Friday, December 9, 2011

The Best of Christmas Movies

The Best of Christmas on Film

By Noah Westerfield, the Film Ninja

Home Alone
OK, so to start with, I realize this might not make your top Christmas movies, but I am the one making this list, and I happen to be the same age as Macauley Culkin, so this movie hit a resonant chord in me when it was released, and I watch it every stinkin year.  First of all, Joe Pesci and Daniel Stern as the “Wet Bandits” are hilarious, and Culkin is at his best in this 1990 classic, and watching him lay the smack down on the two would-be house thieves is just plain fun.  Great cameo by the late John Candy as Gus Polinksi, leader of the Kinosha Kickers polka band.  This movie was number one at the box office for 16 straight weeks, well past the Christmas season, and was still in theaters come Easter.  Oh, and by the way, the score is done by John Williams, if you needed another reason to watch it again.
7.5 Ninja Stars.

National Lampoon’s Christmas Vacation
This is one of the Christmas movies I find myself quoting every time we go to get our annual tree.  Our living room has a 20-foot high ceiling, so we get an enormous tree to fill that space with…so getting said monstrous tree inside and up is an annual task I look forward to as much as going for my Physical examinations after the age of 40.  “Really full…full of sap.” is uttered at least a dozen times as my hands stick to any available surface after getting that monster tree inside every year.  Sadly Beverly D’Angelo doesn’t get topless as she does in the original “Vacation”.  Chevy Chase does quip his way through sight gag after sight gag, Elaine from Seinfield is in it, and you should just go watch it right now.
7 Ninja Stars.

A Charlie Brown Christmas
So this isn’t really a movie.  It’s a half-hour TV show that sums up in that short time the true meaning of Christmas while at the same time poking a finger at how commercialized Christmas has become…and it was made back in 1965.  It was the first prime time animated special based on Charles Schulz “Peanuts” characters, and has been aired every year since it was made, yet since the first airing, nobody has seen the total show, since bits were cut out that mentioned the initial sponsor, coca-cola.  When Linus does his monologue from the King James Bible, and then all the kids realize they have treated poor Charlie Brown wrong, it makes this ninja all melty inside. 
8 Ninja Stars.

How the Grinch Stole Christmas
I am talking about the original animated version of the Dr.

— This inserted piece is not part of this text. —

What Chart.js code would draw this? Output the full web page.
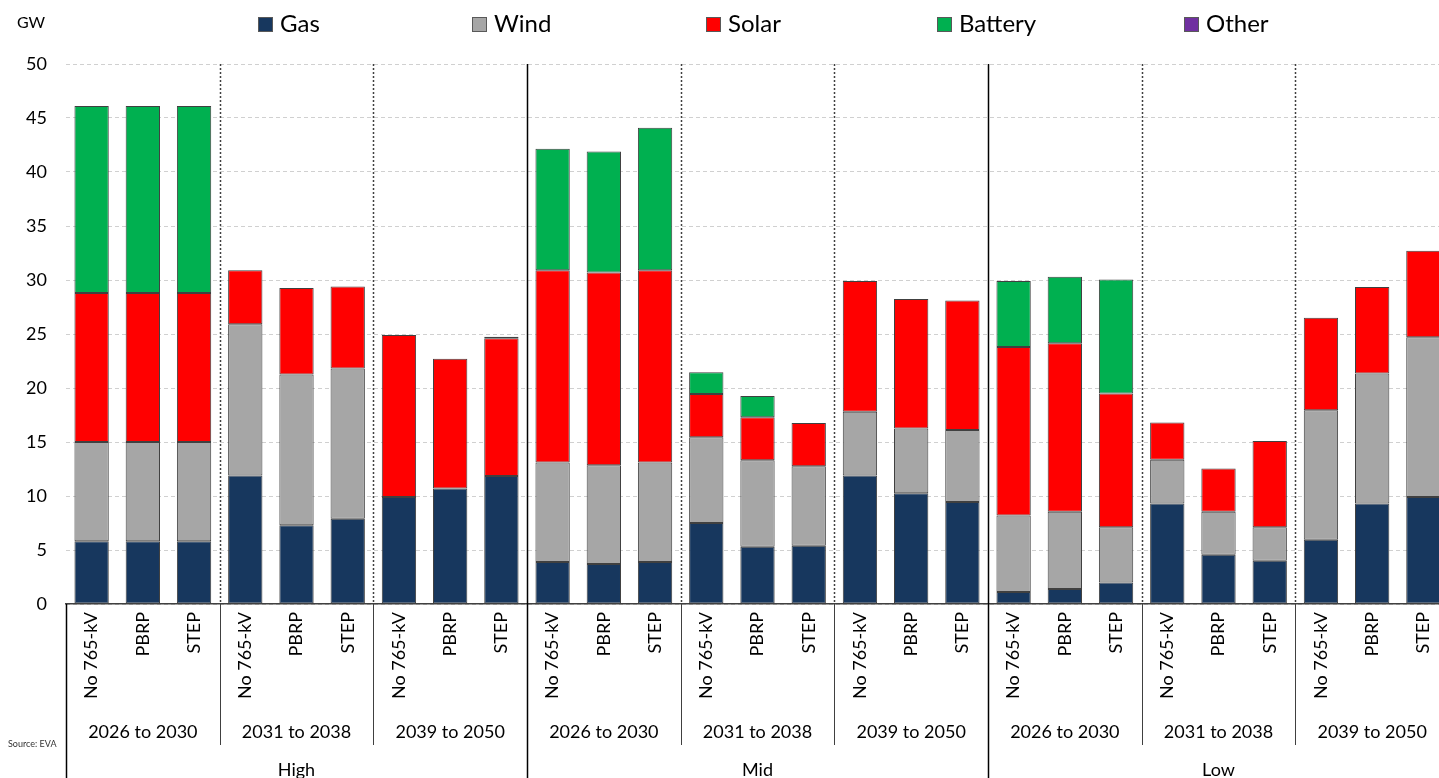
<!DOCTYPE html>
<html><head><meta charset="utf-8">
<script src="https://cdn.jsdelivr.net/npm/chart.js@4.4.1/dist/chart.umd.min.js"></script>
<style>html,body{margin:0;padding:0;background:#fff;overflow:hidden;} #wrap{width:1439px;height:778px;position:relative;overflow:hidden;} #c{position:absolute;left:0;top:0;}</style>
</head><body><div id="wrap"><canvas id="c" width="1449" height="778"></canvas></div>
<script>
// ---- data ----
const scenarios = ["High", "Mid", "Low"];
const periods = ["2026 to 2030", "2031 to 2038", "2039 to 2050"];
const cases = ["No 765-kV", "PBRP", "STEP"];
const yTicks = [0, 5, 10, 15, 20, 25, 30, 35, 40, 45, 50];
const seriesNames = ["Gas", "Wind", "Solar", "Battery", "Other"];

const gas = [
  5.8, 5.8, 5.8, 11.9, 7.3, 7.9, 9.9, 10.7, 11.85,
  3.9, 3.7, 3.9, 7.5, 5.3, 5.4, 11.9, 10.25, 9.45,
  1.1, 1.4, 2.0, 9.3, 4.55, 4.0, 5.95, 9.3, 9.9
];
const wind = [
  9.2, 9.2, 9.2, 14.0, 13.95, 13.9, 0, 0, 0,
  9.2, 9.15, 9.2, 7.95, 8.0, 7.35, 5.9, 6.0, 6.65,
  7.1, 7.15, 5.1, 4.05, 4.0, 3.1, 12.0, 12.05, 14.8
];
const solar = [
  13.8, 13.8, 13.8, 5.0, 8.0, 7.6, 15.0, 12.0, 12.75,
  17.8, 17.85, 17.8, 4.0, 4.0, 4.0, 12.1, 12.0, 12.0,
  15.6, 15.6, 12.4, 3.45, 4.0, 8.0, 8.55, 8.0, 8.0
];
const battery = [
  17.3, 17.3, 17.3, 0, 0, 0, 0, 0, 0.15,
  11.25, 11.2, 13.2, 2.0, 1.95, 0, 0, 0, 0,
  6.1, 6.15, 10.55, 0, 0, 0, 0, 0, 0
];
const other = [
  0, 0, 0, 0, 0, 0, 0, 0, 0,
  0, 0, 0, 0, 0, 0, 0, 0, 0,
  0, 0, 0, 0, 0, 0, 0, 0, 0
];

// ---- build ----
const FONT = "Lato, 'Open Sans', sans-serif";
const colors = ["#17375E", "#A6A6A6", "#FF0000", "#00B050", "#7030A0"];
const seriesData = [gas, wind, solar, battery, other];
const labels = [];
scenarios.forEach(s => periods.forEach(p => cases.forEach(c => labels.push(c))));

const datasets = seriesNames.map((name, k) => ({
  label: name,
  data: seriesData[k].map(v => v === 0 ? null : v),
  backgroundColor: colors[k],
  borderColor: "#404040",
  borderWidth: 1,
  borderSkipped: false,
  barPercentage: 0.67,
  categoryPercentage: 1.0
}));

const multiAxis = {
  id: "multiAxis",
  afterDraw(chart) {
    const ctx = chart.ctx;
    const xs = chart.scales.x;
    const ca = chart.chartArea;
    const step = xs.getPixelForValue(1) - xs.getPixelForValue(0);
    const bnd = i => xs.getPixelForValue(i) - step / 2;
    const H = chart.height;
    ctx.save();
    const n = labels.length;
    for (let i = 0; i < n; i += cases.length) {
      const x = Math.round(bnd(i)) + 0.5;
      const isScen = i % (cases.length * periods.length) === 0;
      if (isScen) {
        ctx.strokeStyle = "#000";
        ctx.lineWidth = 1.5;
        ctx.setLineDash([]);
        ctx.beginPath();
        ctx.moveTo(x, i === 0 ? ca.bottom : ca.top);
        ctx.lineTo(x, H);
        ctx.stroke();
      } else {
        ctx.strokeStyle = "#404040";
        ctx.lineWidth = 1.5;
        ctx.setLineDash([2, 2]);
        ctx.beginPath();
        ctx.moveTo(x, ca.top);
        ctx.lineTo(x, ca.bottom);
        ctx.stroke();
        ctx.setLineDash([]);
        ctx.lineWidth = 1;
        ctx.beginPath();
        ctx.moveTo(x, ca.bottom);
        ctx.lineTo(x, 745);
        ctx.stroke();
      }
    }
    // group labels
    ctx.fillStyle = "#000";
    ctx.textAlign = "center";
    ctx.textBaseline = "middle";
    ctx.font = "18px " + FONT;
    let idx = 0;
    scenarios.forEach((s, si) => {
      periods.forEach(p => {
        const a = bnd(idx), b = bnd(idx + cases.length);
        ctx.fillText(p, (a + b) / 2, 732);
        idx += cases.length;
      });
      const a = bnd(si * 9), b = bnd(si * 9 + 9);
      ctx.fillText(s, (a + b) / 2, 770);
    });
    // unit
    ctx.textAlign = "left";
    ctx.font = "16px " + FONT;
    ctx.fillText("GW", 17, 23);
    // source
    ctx.font = "9px " + FONT;
    ctx.fillStyle = "#333";
    ctx.fillText("Source: EVA", 8, 744);
    // legend
    const lx = [258, 472, 706, 937, 1184];
    ctx.font = "24px " + FONT;
    chart.data.datasets.forEach((ds, k) => {
      ctx.fillStyle = ds.backgroundColor;
      ctx.fillRect(lx[k], 17, 15, 15);
      ctx.strokeStyle = "#595959";
      ctx.lineWidth = 1;
      ctx.strokeRect(lx[k] + 0.5, 17.5, 14, 14);
      ctx.fillStyle = "#000";
      ctx.fillText(ds.label, lx[k] + 22, 24);
    });
    ctx.restore();
  }
};

new Chart(document.getElementById("c"), {
  type: "bar",
  data: { labels, datasets },
  plugins: [multiAxis],
  options: {
    responsive: false,
    devicePixelRatio: 1,
    animation: false,
    layout: { padding: { top: 64, left: 0, right: 0, bottom: 0 } },
    plugins: { legend: { display: false }, tooltip: { enabled: false } },
    scales: {
      x: {
        stacked: true,
        offset: true,
        grid: { display: false, drawTicks: false },
        border: { display: true, color: "#404040", width: 1.5 },
        ticks: {
          autoSkip: false, minRotation: 90, maxRotation: 90, padding: 8,
          color: "#000", font: { family: FONT, size: 18 },
          callback: (v, i) => labels[i]
        },
        afterFit: s => { s.height = 174; s.paddingLeft = 0; s.paddingRight = 0; }
      },
      y: {
        stacked: true,
        min: yTicks[0], max: yTicks[yTicks.length - 1],
        afterBuildTicks: s => { s.ticks = yTicks.map(v => ({ value: v })); },
        ticks: { padding: 19, color: "#000", font: { family: FONT, size: 18 } },
        grid: { color: "#D0D0D0", drawTicks: false, lineWidth: 1 },
        border: { display: false, dash: [4, 3] },
        afterFit: s => { s.width = 66; }
      }
    }
  }
});
</script>
</body></html>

Seuss classic…not the horrid remake starring Jim Carrey, which will be discussed next week in my review of the “Worst Christmas Movies.”  The 1966 classic directed by Chuck Jones and narrated by the great Boris Karloff stands as another made for TV half hour classic that I can’t imagine getting to Christmas Day without having sat down to watch on TV.  I also enjoy it every time Thurl Ravenscroft’s voice comes on the radio to sing “You’re a Mean one Mr. Grinch.”  Dr. Seuss originally objected to Karloff doing the voice of the Grinch, because he thought he might make the surly character TOO scary.  Here’s how much I like this one.  One day when I have kids, I plan on reading them How the Grinch Stole Christmas every Christmas Eve before they go to bed.  And yes, my Grinch voice is the best Karloff impression I can muster with my tenor voice.
8.5 Ninja Stars.

Santa Claus Conquers the Martians
Do any internet search for “worst Christmas movies of all time” and Santa Claus Conquers the Martians will undoubtedly be in a place of prominence, and it is just as bad as it sounds. So how can it possibly make it onto my favorites list? Well, being that bad makes it perfect material for the good people at MST3K (Mystery Science Theater 3000) who do a thorough job of making this movie not only watchable, but funny.  If you have never watched an episode of MST3K…this is a good one to start with.  You can thank me later.
7 Ninja Stars.

Gremlins
Wait a dosh garn minute here you sneaky ninja! This is not a Christmas movie, but a campy horror movie set during Christmas time!  Well gentle reader, you have me there.  But it IS set at Christmas, and is filled with Christmas themes, songs, visuals and the like, so there’s just no getting around this movie being inextricably linked with Christmas.  I can’t hear the song “Do you hear what I hear” without picturing Billy’s mom, played by Francis Lee McCain, stalking upstairs holding a kitchen knife to find steaming cocoons empty and the gremlins vanished.  Creeps me out.  Here’s a quick trivia note for you: comedian Howie Mandel provided the voice for Gizmo.  It’s the same voice he used for his animated TV show “Bobby’s World.”  And he used the exact same voice when he did voice work on the “Muppet Babies” TV show as the character Skeeter.  One voice, three paychecks.  Why can’t I get that gig?
7 Ninja Stars.

The Nightmare before Christmas
I was initially hesitant about this 1993 gem, even though I have a deep respect for Tim Burton, and a passion for the works of Danny Elfman.  But this one sucked me in with its genuine curiosity, imagination, and visuals.  Burton came up with the fundimental fragments of this story in the 80’s when he was working for Disney, but knew the material was a bit too dark for mouse ears, and while it was made under the Disney umbrella, it was released under Touchstone Pictures due to its dark themes.  Catherine O’Hara (who also played the mom in Home Alone) supplied the voice of the love interest Sally, one of my favorite comedians Greg Proops performs several voices, and Chris Sarandon (best known as Prince Humperdink from “The Princess Bride”) performs the voice of Jack, while Danny Elfman also does vocal work, and is the singing voice for Jack.  If you’ve never watched this one, I implore you to give it a shot…you might be impressed.
8 Ninja Stars.

Astute readers will notice that while I adore two TV shows made in the 60’s, I have left off several more well known, more traditional, and older “Holiday classics” like Miracle on 34th Street, A Christmas Story, or It’s a Wonderful Life.  What can I say; those movies just don’t speak to me.  Feel free to send me email disclaiming my opinions and calling me a whippersnapper.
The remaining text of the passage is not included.